The song became a major hit throughout Latin America, particularly in Mexico where it reached number 4 on radio charts and remained in the iTunes Top 100 for over six months.

In Laferte's native Chile, the song initially achieved moderate success, peaking at number 17 in 2015. It experienced a dramatic resurgence in 2017 following Laferte's high-profile role as a judge and performer at the Viña del Mar Song Festival. The song re-entered the charts, reaching the top 10 and peaking at number 9 during the week of 25 February 2017. After her acclaimed and controversial final-night performance at the festival, the song saw a substantial increase in digital sales, doubled its streaming numbers, and climbed to number 3 on the Chilean Singles Chart.

"Tu Falta De Querer" ranks among the most streamed songs by a Chilean artist on Spotify, holding the number two position behind "Una noche en Medellín" by Cris MJ.

== Music video ==

The official music video, released on 14 October 2015 through Laferte's VEVO channel, quickly became a viral sensation and one of the most-viewed videos by a Chilean artist. It received VEVO Certified status and had accumulated over 320 million views on YouTube by January 2020.

Directed with striking visual symbolism, the video juxtaposes wedding and funeral imagery. Laferte appears dressed as a bride accompanied by a funeral march through the Cerro de San Pedro in San Luis Potosí, Mexico. The narrative culminates with her effigy being burned as she sings the final chorus in tears, powerfully visualizing the song's themes of love and loss.
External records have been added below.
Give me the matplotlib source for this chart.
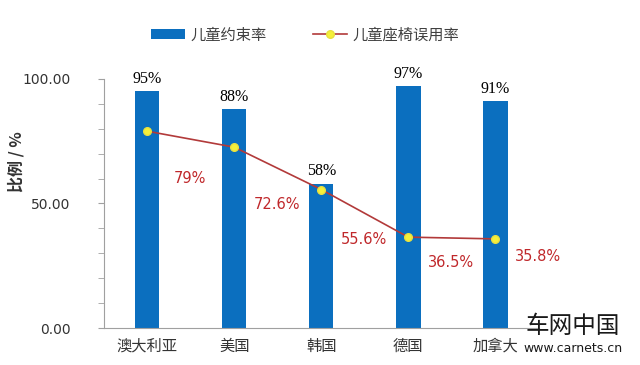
import matplotlib.pyplot as plt
from matplotlib.ticker import MultipleLocator

plt.rcParams['font.family'] = ['Noto Sans CJK SC', 'DejaVu Sans']

# data
countries = ["澳大利亚", "美国", "韩国", "德国", "加拿大"]
restraint = [95, 88, 58, 97, 91]          # 儿童约束率
misuse = [79, 72.6, 55.6, 36.5, 35.8]      # 儿童座椅误用率
misuse_labels = ["79%", "72.6%", "55.6%", "36.5%", "35.8%"]

# label offsets for the line values (points)
line_lab_dy = [-34, -41, -36, -18, -13]

fig = plt.figure(figsize=(6.4, 3.65), dpi=100)
ax = fig.add_axes([0.162, 0.101, 0.68, 0.683])

x = range(len(countries))
bars = ax.bar(x, restraint, width=0.28, color="#0B6FBF", label="儿童约束率", zorder=2)
line, = ax.plot(x, misuse, color="#B23A3A", lw=1.2, marker="o", ms=5.5,
                mfc="#F5F03A", mec="#E8E040", label="儿童座椅误用率", zorder=3)

for xi, v in zip(x, restraint):
    ax.annotate(f"{v}%", (xi, v), xytext=(0, 3), textcoords="offset points",
                ha="center", va="bottom", fontsize=11.5,
                family=["Liberation Serif", "DejaVu Serif"], color="black")

for xi, v, lab, dy in zip(x, misuse, misuse_labels, line_lab_dy):
    ax.annotate(lab, (xi, v), xytext=(31, dy), textcoords="offset points",
                ha="center", va="center", fontsize=10.5, color="#C0282B",
                family=["DejaVu Sans"])

ax.set_xlim(-0.5, 4.5)
ax.set_ylim(0, 100)
ax.set_xticks(list(x))
ax.set_xticklabels(countries, fontsize=11, color="#333333")
ax.tick_params(axis="x", length=0, pad=7)
ax.set_yticks([0, 50, 100])
ax.set_yticklabels(["0.00", "50.00", "100.00"], fontsize=10, color="#333333",
                   family=["DejaVu Sans"])
ax.yaxis.set_minor_locator(MultipleLocator(10))
ax.tick_params(axis="y", which="both", direction="out", length=4, color="#A0A0A0", pad=20)

for s in ["top", "right"]:
    ax.spines[s].set_visible(False)
ax.spines["left"].set_color("#A0A0A0")
ax.spines["bottom"].set_color("#A0A0A0")

fig.text(0.025, 0.556, "比例 / %", rotation=90, ha="center", va="center",
         fontsize=11.5, fontweight="bold", color="#333333")

fig.legend([bars, line], ["儿童约束率", "儿童座椅误用率"], loc="center",
           bbox_to_anchor=(0.477, 0.904), ncol=2, frameon=False,
           fontsize=11, handlelength=2.2, handleheight=0.6, columnspacing=3.0,
           handletextpad=0.4, labelcolor="#404040")

# watermark
fig.text(0.895, 0.105, "车网中国", ha="center", va="center", fontsize=17, color="#1a1a1a")
fig.text(0.895, 0.045, "www.carnets.cn", ha="center", va="center", fontsize=9,
         color="#1a1a1a", family=["DejaVu Sans"])

fig.savefig("out.png", dpi=100)
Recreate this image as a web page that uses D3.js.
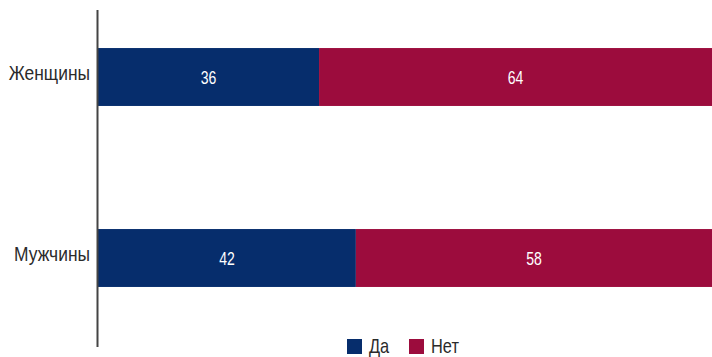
<!DOCTYPE html>
<html>
<head>
<meta charset="utf-8">
<script src="https://cdn.jsdelivr.net/npm/d3@7"></script>
<style>
  html, body { margin: 0; padding: 0; background: #fff; }
  svg { display: block; font-family: "Liberation Sans", Arial, sans-serif; }
</style>
</head>
<body>
<svg id="chart" width="712" height="357"></svg>
<script>
// Share of answers by group, percent
const categories = ["Женщины", "Мужчины"];
const seriesNames = ["Да", "Нет"];
const yesValues = [36, 42];
const noValues = [64, 58];
const colors = ["#062d6c", "#9c0c3d"];

const svg = d3.select("#chart");
const W = 712, H = 357;
const margin = { left: 98, right: 0 };

const rows = categories.map((c, i) => ({ cat: c, "Да": yesValues[i], "Нет": noValues[i] }));
const stacked = d3.stack().keys(seriesNames)(rows);

const x = d3.scaleLinear().domain([0, 100]).range([margin.left, W - margin.right]);
const y = d3.scaleBand().domain(categories).range([-13.5, 348.5]).paddingInner(0.68).paddingOuter(0.34);

const color = d3.scaleOrdinal().domain(seriesNames).range(colors);

// bars
const groups = svg.selectAll("g.series").data(stacked).join("g")
  .attr("class", "series")
  .attr("fill", d => color(d.key));

groups.selectAll("rect").data(d => d).join("rect")
  .attr("x", d => x(d[0]))
  .attr("y", d => y(d.data.cat))
  .attr("width", d => x(d[1]) - x(d[0]))
  .attr("height", y.bandwidth());

// value labels, horizontally condensed
groups.selectAll("g.val").data(d => d).join("g")
  .attr("class", "val")
  .attr("transform", d => `translate(${(x(d[0]) + x(d[1])) / 2},${y(d.data.cat) + y.bandwidth() / 2 + 7}) scale(0.78,1)`)
  .append("text")
  .attr("text-anchor", "middle")
  .attr("fill", "#fff")
  .attr("font-size", 18)
  .text(d => d[1] - d[0]);

// category axis
const yAxis = d3.axisLeft(y).tickSize(0).tickPadding(8);
const axisG = svg.append("g")
  .attr("transform", `translate(${margin.left - 1},0)`)
  .call(yAxis);
axisG.select(".domain").remove();
axisG.selectAll("text")
  .attr("dy", null)
  .attr("y", 0)
  .attr("x", 0)
  .attr("transform", "translate(-7,2.5) scale(0.87,1)")
  .attr("font-size", 20)
  .attr("fill", "#2b2b2b")
  .attr("font-family", null);

svg.append("line")
  .attr("x1", margin.left - 0.5).attr("x2", margin.left - 0.5)
  .attr("y1", 10).attr("y2", 347)
  .attr("stroke", "#444").attr("stroke-width", 2);

// legend
const legendX = [347, 409];
const legend = svg.selectAll("g.legend").data(seriesNames).join("g")
  .attr("class", "legend")
  .attr("transform", (d, i) => `translate(${legendX[i]},339)`);
legend.append("rect")
  .attr("width", 15).attr("height", 15)
  .attr("fill", d => color(d));
legend.append("g")
  .attr("transform", "translate(22,13.5) scale(0.82,1)")
  .append("text")
  .attr("font-size", 20)
  .attr("fill", "#2b2b2b")
  .text(d => d);
</script>
</body>
</html>
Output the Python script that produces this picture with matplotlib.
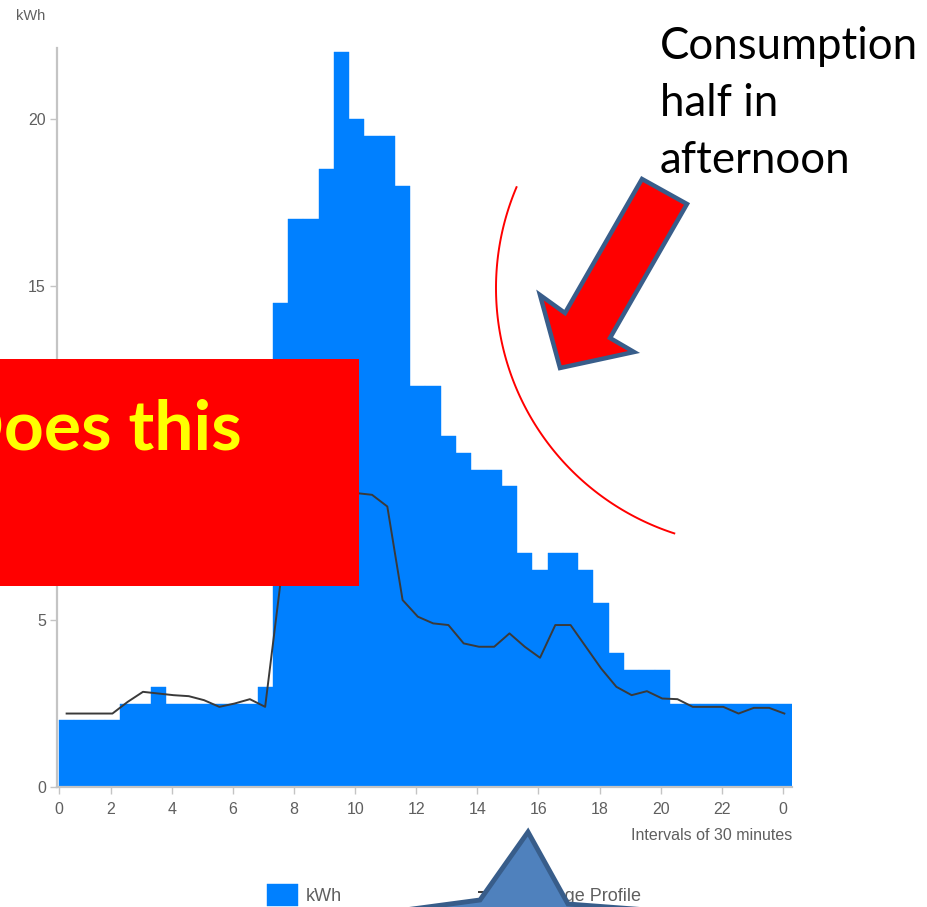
import numpy as np
import matplotlib.pyplot as plt
from matplotlib.patches import Rectangle, Polygon

plt.rcParams['font.family'] = ['DejaVu Sans Condensed', 'Liberation Sans Narrow',
                               'Liberation Sans']

# kWh per 30 minute interval (48 intervals)
kwh = [2.0, 2.0, 2.0, 2.0, 2.5, 2.5, 3.0, 2.5, 2.5, 2.5, 2.5, 2.5, 2.5, 3.0,
       14.5, 17.0, 17.0, 18.5, 22.0, 20.0, 19.5, 19.5, 18.0,
       12.0, 12.0, 10.5, 10.0, 9.5, 9.5, 9.0,
       7.0, 6.5, 7.0, 7.0, 6.5, 5.5, 4.0, 3.5, 3.5, 3.5,
       2.5, 2.5, 2.5, 2.5, 2.5, 2.5, 2.5, 2.5]
# average profile
avg = [2.2, 2.2, 2.2, 2.2, 2.55, 2.85, 2.8, 2.75, 2.72, 2.6, 2.4, 2.5, 2.63, 2.4,
       6.1, 7.8, 8.3, 8.5, 8.7, 8.8, 8.75, 8.4,
       5.6, 5.1, 4.9, 4.85, 4.3, 4.2, 4.2, 4.6, 4.2, 3.87, 4.85, 4.85, 4.2, 3.55,
       3.0, 2.75, 2.87, 2.65, 2.63, 2.4, 2.4, 2.4, 2.2, 2.37, 2.37, 2.2]
hour_labels = ['0', '2', '4', '6', '8', '10', '12', '14', '16', '18', '20', '22', '0']
y_ticks = [0, 5, 10, 15, 20]

W, H = 927, 907
grey_txt = '#5f5f5f'
grey_ax = '#c4c4c4'

fig = plt.figure(figsize=(W / 100, H / 100), dpi=100)

# MAIN CHART #
ax = fig.add_axes([57 / W, 1 - 787 / H, (792 - 57) / W, (787 - 48) / H])
x = np.arange(len(kwh))
bars = ax.bar(x, kwh, width=1.0, align='edge', color='#0080ff',
              edgecolor='#0080ff', linewidth=0.3, label='kWh')
line, = ax.plot(x + 0.5, avg, color='#3a3a3a', lw=1.4, label='Average Profile')

ax.set_xlim(-0.13, 48)
ax.set_ylim(0, 22.13)

for s in ['top', 'right']:
    ax.spines[s].set_visible(False)
for s in ['left', 'bottom']:
    ax.spines[s].set_color(grey_ax)
    ax.spines[s].set_linewidth(1.6)

xt = [0] + list(np.arange(3.4, 48, 4))
ax.set_xticks(xt, hour_labels)
ax.set_yticks(y_ticks, [str(v) for v in y_ticks])
ax.tick_params(axis='both', colors=grey_ax, labelcolor=grey_txt, labelsize=11.5,
               length=5, width=1)
ax.tick_params(axis='x', pad=6)
ax.tick_params(axis='y', pad=3)

fig.text(792 / W, 1 - 836 / H, 'Intervals of 30 minutes', ha='right',
         va='center', fontsize=11.5, color=grey_txt)
fig.text(16 / W, 1 - 16 / H, 'kWh', ha='left', va='center', fontsize=10.5,
         color=grey_txt)

ax.legend(handles=[bars, line], loc='lower left',
          bbox_to_anchor=(267 / W, 1 - 906 / H), bbox_transform=fig.transFigure,
          ncol=2, frameon=False, fontsize=13, handlelength=1.7, handleheight=1.5,
          handletextpad=0.45, columnspacing=7.6, borderpad=0, borderaxespad=0,
          labelcolor=grey_txt)

# ANNOTATIONS (pixel overlay) #
ov = fig.add_axes([0, 0, 1, 1])
ov.set_xlim(0, W)
ov.set_ylim(H, 0)
ov.axis('off')
ov.set_zorder(5)

ov.add_patch(Rectangle((0, 359), 359, 227, fc='#ff0000', ec='none'))
ov.text(242, 449, 'Does this', color='#ffff00', fontsize=50, fontweight='bold',
        family='Lato', ha='right', va='baseline')

arrow = [(642, 179), (687, 204), (610, 338), (634, 352), (560, 368),
         (540, 295), (565, 313)]
ov.add_patch(Polygon(arrow, closed=True, fc='#ff0000', ec='#385d8a', lw=3.2,
                     joinstyle='miter'))

t = np.radians(np.linspace(108, 203, 120))
ov.plot(754 + 258 * np.cos(t), 288 + 258 * np.sin(t), color='#ff0000', lw=1.4)

for txt, yb in [('Consumption', 59), ('half in', 116), ('afternoon', 173)]:
    ov.text(660, yb, txt, family='Lato', fontsize=31.5, va='baseline',
            ha='left', color='black')

star = [(360, 916), (480, 900), (528, 832), (568, 904), (700, 914),
        (700, 960), (360, 960)]
ov.add_patch(Polygon(star, closed=True, fc='#4f81bd', ec='#385d8a', lw=3.5,
                     joinstyle='miter'))

plt.savefig('out.png', dpi=100)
== Legacy and cover versions ==

"Tu Falta De Querer" has become a standard in contemporary Latin music, inspiring numerous cover versions across genres and countries:

- In Argentina, tropical and cuarteto group Banda XXI created a cumbia rendition performed as a duet with Peruvian singer Johana Rodríguez. Argentine singer Karina "La Princesita" also performed the song on the talent show Showmatch: La Academia.
- Peruvian cumbia and salsa groups Orquesta Candela and Son Tentación have incorporated the song into their repertoires.
- In the United States, Mexican singer Kika Edgar performed the song on the second season of Univision's imitation show Tu cara me suena.
- Mexican singer Carolina Ross's YouTube cover has gained significant attention online.
- During the Radical Optimism Tour, on her first night in Santiago, Chile, on November 11, 2025, Dua Lipa performed her version of the song.

== Awards and nominations ==

| Year | Award | Category | Result |
|---|---|---|---|
| 2016 | MTV Millennial Awards | Latin Video of the Year | Won |

== Credits and personnel ==

Credits adapted from Mon Laferte Vol.1 liner notes.

Vocals
- Mon Laferte – lead vocals

Musicians
- Manuel Soto – piano, synthesizer
- Daniel Martínez – drums
- David Rodríguez – saxophone
- Santiago Lara – guitar
- Jimmy Frazier – bass
- Patricio García Portius – electric guitar
- Néstor Varela – trombone
- Joe D'Ettiene – trumpet

Production
- Mon Laferte – production
- Benjamín Castro – mixing

== Charts ==

=== Weekly charts ===

Weekly chart performance for "Tu Falta De Querer"
| Chart (2016–2017) | Peak position |
|---|---|
| Chile (Monitor Latino) | 15 |
| Chile Pop (Monitor Latino) | 8 |
| Mexico (Monitor Latino) | 20 |
| Mexico Pop (Monitor Latino) | 5 |
| Argentina Hot 100 (Billboard) | 93 |

=== Year-end charts ===

2017 year-end chart performance for "Tu Falta De Querer"
| Chart (2017) | Position |
|---|---|
| Chile (Monitor Latino) | 33 |
| Chile Pop (Monitor Latino) | 12 |
| Nicaragua Pop (Monitor Latino) | 36 |

2018 year-end chart performance for "Tu Falta De Querer"
| Chart (2018) | Position |
|---|---|
| Chile (Monitor Latino) | 63 |
| Chile Pop (Monitor Latino) | 26 |

== Certifications ==

Certifications for "Tu Falta De Querer"
| Region | Certification | Certified units/sales |
| Mexico (AMPROFON) | 3× Diamond+Gold | 930,000^{‡} |
| Spain (Promusicae) | Gold | 30,000 |
^{‡} Sales+streaming figures based on certification alone.